このブログでは世襲企業の話題を取り上げるのだが、取り上げるきっかけになった実際の会社の話を書いてみたい。
その会社は我々のコンサルチームが再建のためにお手伝いした会社なのだが、ここでは脚色してフィクションとして書くので、ご了承いただきたい。
なぜ今そのことを書くかと言えば、コンサルチームの一人が財務担当役員として経営に参画していたのだが、先日辞任したためだ。
コンサルチームは、中小企業診断士の実務実習で一緒だった仲間で、プロのコンサルタントの中山氏(仮名、登場する人物はもちろん全て仮名)が中心となっている。そこに、食品販売会社経営の三上氏や銀行の早期退職に応じた今里氏がいる。今里氏は都市銀行の支店長までやった人物で、支店長の後、関連企業への出向待ちのポストにいるときに、このコンサルチームに参加した。
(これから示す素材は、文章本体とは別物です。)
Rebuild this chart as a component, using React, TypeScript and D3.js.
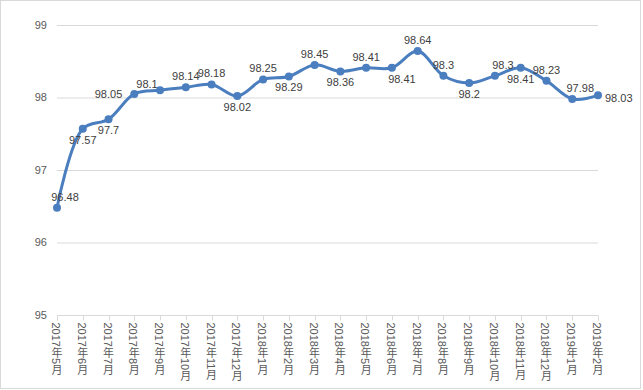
import { useEffect, useRef } from "react";
import * as d3 from "d3";

const months = [
  "2017年5月", "2017年6月", "2017年7月", "2017年8月", "2017年9月", "2017年10月",
  "2017年11月", "2017年12月", "2018年1月", "2018年2月", "2018年3月", "2018年4月",
  "2018年5月", "2018年6月", "2018年7月", "2018年8月", "2018年9月", "2018年10月",
  "2018年11月", "2018年12月", "2019年1月", "2019年2月",
];
const values = [
  96.48, 97.57, 97.7, 98.05, 98.1, 98.14, 98.18, 98.02, 98.25, 98.29, 98.45,
  98.36, 98.41, 98.41, 98.64, 98.3, 98.2, 98.3, 98.41, 98.23, 97.98, 98.03,
];
const yTicks = [95, 96, 97, 98, 99];
// where each data label sits relative to its point
const labelPos = [
  "tr", "b", "b", "l", "tl", "t", "t", "b", "t", "b", "t",
  "b", "t", "br", "t", "t", "b", "tr", "b", "t", "tr", "r",
];

const W = 643;
const H = 390;
const FONT = "'Liberation Sans', 'Noto Sans CJK SC', sans-serif";

const offsets: Record<string, [number, number, string]> = {
  t: [0, -11, "middle"],
  b: [0, 11, "middle"],
  tr: [8, -11, "middle"],
  tl: [-13, -6, "middle"],
  br: [10, 11, "middle"],
  l: [-12, 0, "end"],
  r: [7, 3, "start"],
};

const App = () => {
  const ref = useRef<SVGSVGElement>(null);

  useEffect(() => {
    document.body.style.margin = "0";
    const svg = d3.select(ref.current);
    svg.selectAll("*").remove();

    const x = d3.scalePoint<string>().domain(months).range([57, 598]);
    const y = d3.scaleLinear().domain([95, 99]).range([315, 25]);

    // chart border
    svg.append("rect")
      .attr("x", 0.5).attr("y", 0.5)
      .attr("width", W - 3).attr("height", H - 2)
      .attr("fill", "#fff").attr("stroke", "#d9d9d9");

    // gridlines
    svg.append("g")
      .selectAll("line")
      .data(yTicks.slice(1))
      .enter()
      .append("line")
      .attr("x1", 57).attr("x2", 598)
      .attr("y1", (d) => y(d) + 0.5).attr("y2", (d) => y(d) + 0.5)
      .attr("stroke", "#d9d9d9");

    // x axis
    const xAxis = svg.append("g").attr("transform", `translate(0,${y(95) + 0.5})`);
    xAxis.append("line").attr("x1", 57).attr("x2", 598).attr("stroke", "#d9d9d9");
    xAxis.selectAll("line.tick")
      .data(months)
      .enter()
      .append("line")
      .attr("class", "tick")
      .attr("x1", (d) => Math.round(x(d)!) + 0.5).attr("x2", (d) => Math.round(x(d)!) + 0.5)
      .attr("y1", 0).attr("y2", 5)
      .attr("stroke", "#d9d9d9");
    xAxis.selectAll("text")
      .data(months)
      .enter()
      .append("text")
      .attr("x", (d) => x(d)! - 1)
      .attr("y", 7)
      .style("writing-mode", "vertical-rl")
      .attr("font-family", FONT)
      .attr("font-size", 11)
      .attr("fill", "#595959")
      .text((d) => d);

    // y labels
    svg.append("g")
      .selectAll("text")
      .data(yTicks)
      .enter()
      .append("text")
      .attr("x", 47)
      .attr("y", (d) => y(d))
      .attr("dy", "0.35em")
      .attr("text-anchor", "end")
      .attr("font-family", FONT)
      .attr("font-size", 11)
      .attr("fill", "#595959")
      .text((d) => d);

    // smoothed line
    const line = d3.line<number>()
      .x((_, i) => x(months[i])!)
      .y((d) => y(d))
      .curve(d3.curveCatmullRom.alpha(0.5));

    svg.append("path")
      .datum(values)
      .attr("d", line)
      .attr("fill", "none")
      .attr("stroke", "#4a7ebf")
      .attr("stroke-width", 3)
      .attr("stroke-linejoin", "round");

    svg.append("g")
      .selectAll("circle")
      .data(values)
      .enter()
      .append("circle")
      .attr("cx", (_, i) => x(months[i])!)
      .attr("cy", (d) => y(d))
      .attr("r", 4)
      .attr("fill", "#4a7ebf");

    // data labels
    svg.append("g")
      .selectAll("text")
      .data(values)
      .enter()
      .append("text")
      .attr("x", (_, i) => x(months[i])! + offsets[labelPos[i]][0])
      .attr("y", (d, i) => y(d) + offsets[labelPos[i]][1])
      .attr("dy", "0.35em")
      .attr("text-anchor", (_, i) => offsets[labelPos[i]][2])
      .attr("font-family", FONT)
      .attr("font-size", 11)
      .attr("fill", "#404040")
      .text((d) => d);
  }, []);

  return <svg ref={ref} width={W} height={H} style={{ display: "block" }}></svg>;
};

export default App;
そして、コンサル先の会社に声を掛けられ財務担当役員として入社した。
その会社は同族企業で、株式の多くを同族が分割して持ち、役職員の中にも一族が何人かいた。コンサルに入った当時赤字決算が続いており、一族もいくつかの勢力に分裂していた。
またこの会社は取引先の数社の建設会社から、役職員の出向者・転職者を受け入れていた。そして建設会社の何社かは一族に次ぐ大株主でもあった。
コンサルチームを招聘した当時の社長は二代目で、経営の悪化を他の同族から責められていた。ある日、同族の一人と建設会社からの出向者が社長に対し退任を迫ってきた。社長から相談を受けた我々は、ひそかに株式の委任状取りまとめを行い株主総会に備えた。
退任を迫った側には2種類の勢力があった。両勢力とも社長とは敵対していたが、A勢力は現場の意見を背景にした真っ当な勢力であった。B勢力は不満分子で、A勢力を扇動していた。
最終的には委任状の過半数を押さえ、話し合いで鎮静化させた。社長は現場を知らない二代目ボンボンで、反対派の意見ももっともであった。幸い社長は反対派をとがめることはなかった。
ところがこれに不満を持ったのが、当時子会社の清掃会社の社長をしていた3代目である。しかし、コンサルチームはこれをなだめ、三代目の事業承継へのレールを引くことで納得してもらった。
その後、コンサルチームの銀行出身者今里氏を片腕として3代目社長に就任した。